Your task is to copy the listing exactly, with the pictures left out.

········

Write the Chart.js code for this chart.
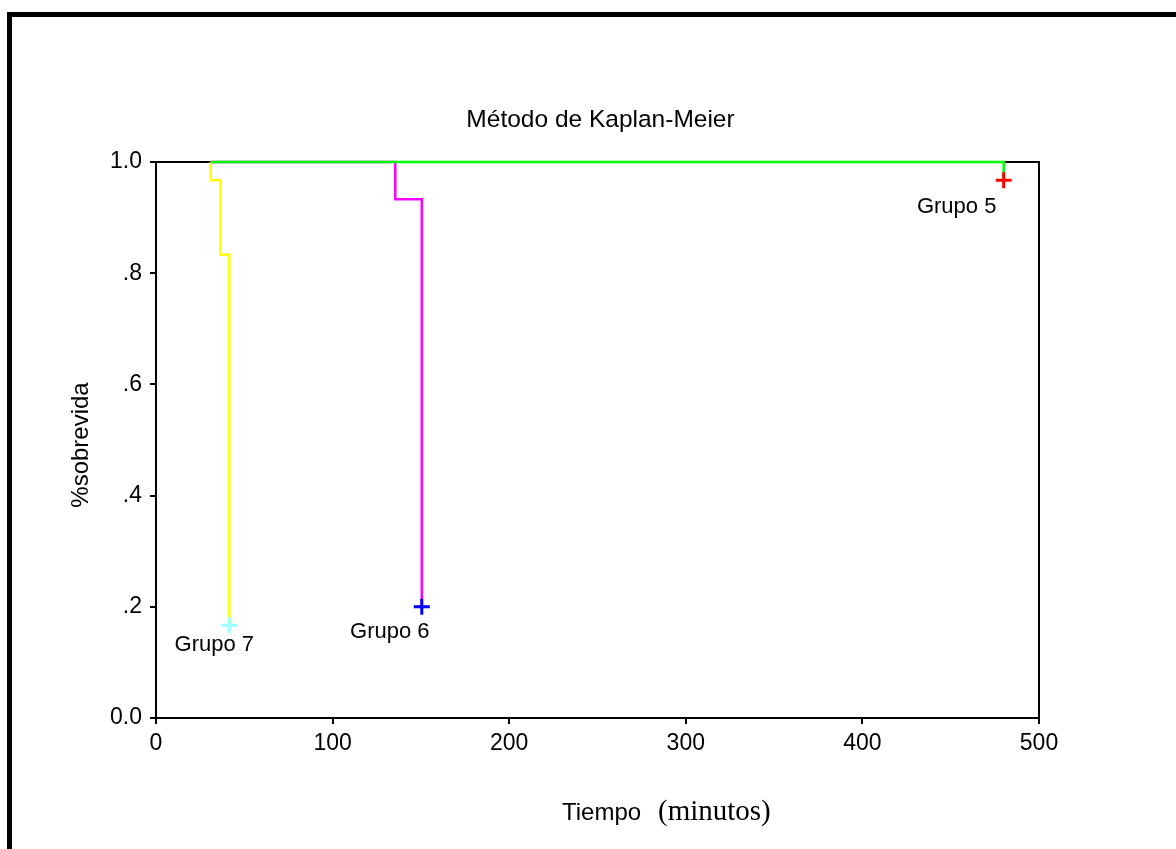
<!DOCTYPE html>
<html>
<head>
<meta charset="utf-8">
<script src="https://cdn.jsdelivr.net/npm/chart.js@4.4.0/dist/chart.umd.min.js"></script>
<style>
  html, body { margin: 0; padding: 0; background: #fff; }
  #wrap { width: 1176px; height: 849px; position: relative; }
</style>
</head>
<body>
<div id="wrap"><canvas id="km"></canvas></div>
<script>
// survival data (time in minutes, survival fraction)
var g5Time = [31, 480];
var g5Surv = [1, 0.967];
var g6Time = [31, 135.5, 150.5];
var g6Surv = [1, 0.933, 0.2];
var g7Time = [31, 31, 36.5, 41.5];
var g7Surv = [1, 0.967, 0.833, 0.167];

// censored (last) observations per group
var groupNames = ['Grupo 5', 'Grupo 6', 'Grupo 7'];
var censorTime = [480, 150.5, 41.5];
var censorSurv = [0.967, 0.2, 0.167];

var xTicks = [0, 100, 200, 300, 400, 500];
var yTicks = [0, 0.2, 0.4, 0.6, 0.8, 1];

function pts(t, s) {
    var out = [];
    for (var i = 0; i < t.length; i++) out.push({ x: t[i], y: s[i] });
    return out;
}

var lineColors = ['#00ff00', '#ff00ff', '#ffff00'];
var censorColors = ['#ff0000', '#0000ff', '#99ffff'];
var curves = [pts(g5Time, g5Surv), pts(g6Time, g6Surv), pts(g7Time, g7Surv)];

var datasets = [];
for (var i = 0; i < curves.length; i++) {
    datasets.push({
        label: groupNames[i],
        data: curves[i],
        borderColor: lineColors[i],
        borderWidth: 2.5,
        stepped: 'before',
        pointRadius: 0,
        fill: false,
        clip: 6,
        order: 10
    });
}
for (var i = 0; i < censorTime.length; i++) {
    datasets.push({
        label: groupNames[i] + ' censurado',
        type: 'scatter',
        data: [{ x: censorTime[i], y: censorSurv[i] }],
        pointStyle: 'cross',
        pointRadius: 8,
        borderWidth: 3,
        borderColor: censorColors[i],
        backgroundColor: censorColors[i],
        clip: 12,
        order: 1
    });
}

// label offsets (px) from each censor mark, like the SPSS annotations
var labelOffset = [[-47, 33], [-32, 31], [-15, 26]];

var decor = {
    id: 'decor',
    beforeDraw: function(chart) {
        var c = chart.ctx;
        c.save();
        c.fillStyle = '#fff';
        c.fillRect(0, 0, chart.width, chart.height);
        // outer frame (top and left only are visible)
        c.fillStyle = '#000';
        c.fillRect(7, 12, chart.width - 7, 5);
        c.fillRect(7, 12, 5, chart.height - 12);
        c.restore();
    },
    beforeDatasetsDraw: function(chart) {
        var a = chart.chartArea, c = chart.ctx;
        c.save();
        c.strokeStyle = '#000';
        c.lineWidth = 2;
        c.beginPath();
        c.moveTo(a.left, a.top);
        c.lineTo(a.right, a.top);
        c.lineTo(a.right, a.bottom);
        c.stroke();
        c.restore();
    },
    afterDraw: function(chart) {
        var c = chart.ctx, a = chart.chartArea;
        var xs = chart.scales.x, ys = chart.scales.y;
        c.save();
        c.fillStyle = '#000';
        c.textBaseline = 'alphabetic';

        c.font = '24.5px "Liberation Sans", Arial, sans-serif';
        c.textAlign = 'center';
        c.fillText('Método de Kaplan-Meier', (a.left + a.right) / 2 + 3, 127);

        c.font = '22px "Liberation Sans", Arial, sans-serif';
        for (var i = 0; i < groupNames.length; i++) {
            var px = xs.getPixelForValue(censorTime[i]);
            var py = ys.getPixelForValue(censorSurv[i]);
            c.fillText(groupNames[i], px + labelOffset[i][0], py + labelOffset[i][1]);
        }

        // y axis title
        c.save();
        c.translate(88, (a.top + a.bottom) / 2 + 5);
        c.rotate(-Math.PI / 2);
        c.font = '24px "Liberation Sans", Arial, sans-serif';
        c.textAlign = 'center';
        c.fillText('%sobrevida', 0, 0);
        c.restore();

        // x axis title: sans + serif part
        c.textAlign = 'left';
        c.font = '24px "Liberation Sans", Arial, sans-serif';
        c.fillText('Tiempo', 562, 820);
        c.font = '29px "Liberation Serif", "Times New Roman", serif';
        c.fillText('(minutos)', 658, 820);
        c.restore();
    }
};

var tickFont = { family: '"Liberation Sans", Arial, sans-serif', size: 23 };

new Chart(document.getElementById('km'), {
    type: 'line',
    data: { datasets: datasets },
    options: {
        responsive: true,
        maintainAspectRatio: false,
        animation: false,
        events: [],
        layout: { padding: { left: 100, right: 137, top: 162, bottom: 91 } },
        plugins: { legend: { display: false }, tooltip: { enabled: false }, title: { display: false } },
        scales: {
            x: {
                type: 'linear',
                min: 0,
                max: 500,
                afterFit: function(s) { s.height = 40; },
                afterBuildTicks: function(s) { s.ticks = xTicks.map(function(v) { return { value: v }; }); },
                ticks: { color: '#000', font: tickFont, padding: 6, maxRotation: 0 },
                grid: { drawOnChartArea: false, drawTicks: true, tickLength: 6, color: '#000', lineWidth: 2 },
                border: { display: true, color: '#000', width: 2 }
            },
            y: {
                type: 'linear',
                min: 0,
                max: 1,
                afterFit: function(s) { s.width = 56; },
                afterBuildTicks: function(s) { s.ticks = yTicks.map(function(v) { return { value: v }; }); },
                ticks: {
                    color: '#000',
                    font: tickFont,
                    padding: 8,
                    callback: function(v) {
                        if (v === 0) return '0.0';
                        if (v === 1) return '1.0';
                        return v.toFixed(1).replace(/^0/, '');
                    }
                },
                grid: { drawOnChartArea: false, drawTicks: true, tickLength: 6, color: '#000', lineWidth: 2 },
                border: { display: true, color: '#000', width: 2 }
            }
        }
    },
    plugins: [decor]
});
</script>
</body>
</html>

········

**EXERCISE SOLUTION**
Write the Chart.js code for this chart.
<!DOCTYPE html>
<html>
<head>
<meta charset="utf-8">
<script src="https://cdn.jsdelivr.net/npm/chart.js@4.4.0/dist/chart.umd.min.js"></script>
<style>
  html, body { margin: 0; padding: 0; background: #fff; }
  #wrap { width: 1176px; height: 849px; position: relative; }
</style>
</head>
<body>
<div id="wrap"><canvas id="km"></canvas></div>
<script>
// survival data (time in minutes, survival fraction)
var g5Time = [31, 480];
var g5Surv = [1, 0.967];
var g6Time = [31, 135.5, 150.5];
var g6Surv = [1, 0.933, 0.2];
var g7Time = [31, 31, 36.5, 41.5];
var g7Surv = [1, 0.967, 0.833, 0.167];

// censored (last) observations per group
var groupNames = ['Grupo 5', 'Grupo 6', 'Grupo 7'];
var censorTime = [480, 150.5, 41.5];
var censorSurv = [0.967, 0.2, 0.167];

var xTicks = [0, 100, 200, 300, 400, 500];
var yTicks = [0, 0.2, 0.4, 0.6, 0.8, 1];

function pts(t, s) {
    var out = [];
    for (var i = 0; i < t.length; i++) out.push({ x: t[i], y: s[i] });
    return out;
}

var lineColors = ['#00ff00', '#ff00ff', '#ffff00'];
var censorColors = ['#ff0000', '#0000ff', '#99ffff'];
var curves = [pts(g5Time, g5Surv), pts(g6Time, g6Surv), pts(g7Time, g7Surv)];

var datasets = [];
for (var i = 0; i < curves.length; i++) {
    datasets.push({
        label: groupNames[i],
        data: curves[i],
        borderColor: lineColors[i],
        borderWidth: 2.5,
        stepped: 'before',
        pointRadius: 0,
        fill: false,
        clip: 6,
        order: 10
    });
}
for (var i = 0; i < censorTime.length; i++) {
    datasets.push({
        label: groupNames[i] + ' censurado',
        type: 'scatter',
        data: [{ x: censorTime[i], y: censorSurv[i] }],
        pointStyle: 'cross',
        pointRadius: 8,
        borderWidth: 3,
        borderColor: censorColors[i],
        backgroundColor: censorColors[i],
        clip: 12,
        order: 1
    });
}

// label offsets (px) from each censor mark, like the SPSS annotations
var labelOffset = [[-47, 33], [-32, 31], [-15, 26]];

var decor = {
    id: 'decor',
    beforeDraw: function(chart) {
        var c = chart.ctx;
        c.save();
        c.fillStyle = '#fff';
        c.fillRect(0, 0, chart.width, chart.height);
        // outer frame (top and left only are visible)
        c.fillStyle = '#000';
        c.fillRect(7, 12, chart.width - 7, 5);
        c.fillRect(7, 12, 5, chart.height - 12);
        c.restore();
    },
    beforeDatasetsDraw: function(chart) {
        var a = chart.chartArea, c = chart.ctx;
        c.save();
        c.strokeStyle = '#000';
        c.lineWidth = 2;
        c.beginPath();
        c.moveTo(a.left, a.top);
        c.lineTo(a.right, a.top);
        c.lineTo(a.right, a.bottom);
        c.stroke();
        c.restore();
    },
    afterDraw: function(chart) {
        var c = chart.ctx, a = chart.chartArea;
        var xs = chart.scales.x, ys = chart.scales.y;
        c.save();
        c.fillStyle = '#000';
        c.textBaseline = 'alphabetic';

        c.font = '24.5px "Liberation Sans", Arial, sans-serif';
        c.textAlign = 'center';
        c.fillText('Método de Kaplan-Meier', (a.left + a.right) / 2 + 3, 127);

        c.font = '22px "Liberation Sans", Arial, sans-serif';
        for (var i = 0; i < groupNames.length; i++) {
            var px = xs.getPixelForValue(censorTime[i]);
            var py = ys.getPixelForValue(censorSurv[i]);
            c.fillText(groupNames[i], px + labelOffset[i][0], py + labelOffset[i][1]);
        }

        // y axis title
        c.save();
        c.translate(88, (a.top + a.bottom) / 2 + 5);
        c.rotate(-Math.PI / 2);
        c.font = '24px "Liberation Sans", Arial, sans-serif';
        c.textAlign = 'center';
        c.fillText('%sobrevida', 0, 0);
        c.restore();

        // x axis title: sans + serif part
        c.textAlign = 'left';
        c.font = '24px "Liberation Sans", Arial, sans-serif';
        c.fillText('Tiempo', 562, 820);
        c.font = '29px "Liberation Serif", "Times New Roman", serif';
        c.fillText('(minutos)', 658, 820);
        c.restore();
    }
};

var tickFont = { family: '"Liberation Sans", Arial, sans-serif', size: 23 };

new Chart(document.getElementById('km'), {
    type: 'line',
    data: { datasets: datasets },
    options: {
        responsive: true,
        maintainAspectRatio: false,
        animation: false,
        events: [],
        layout: { padding: { left: 100, right: 137, top: 162, bottom: 91 } },
        plugins: { legend: { display: false }, tooltip: { enabled: false }, title: { display: false } },
        scales: {
            x: {
                type: 'linear',
                min: 0,
                max: 500,
                afterFit: function(s) { s.height = 40; },
                afterBuildTicks: function(s) { s.ticks = xTicks.map(function(v) { return { value: v }; }); },
                ticks: { color: '#000', font: tickFont, padding: 6, maxRotation: 0 },
                grid: { drawOnChartArea: false, drawTicks: true, tickLength: 6, color: '#000', lineWidth: 2 },
                border: { display: true, color: '#000', width: 2 }
            },
            y: {
                type: 'linear',
                min: 0,
                max: 1,
                afterFit: function(s) { s.width = 56; },
                afterBuildTicks: function(s) { s.ticks = yTicks.map(function(v) { return { value: v }; }); },
                ticks: {
                    color: '#000',
                    font: tickFont,
                    padding: 8,
                    callback: function(v) {
                        if (v === 0) return '0.0';
                        if (v === 1) return '1.0';
                        return v.toFixed(1).replace(/^0/, '');
                    }
                },
                grid: { drawOnChartArea: false, drawTicks: true, tickLength: 6, color: '#000', lineWidth: 2 },
                border: { display: true, color: '#000', width: 2 }
            }
        }
    },
    plugins: [decor]
});
</script>
</body>
</html>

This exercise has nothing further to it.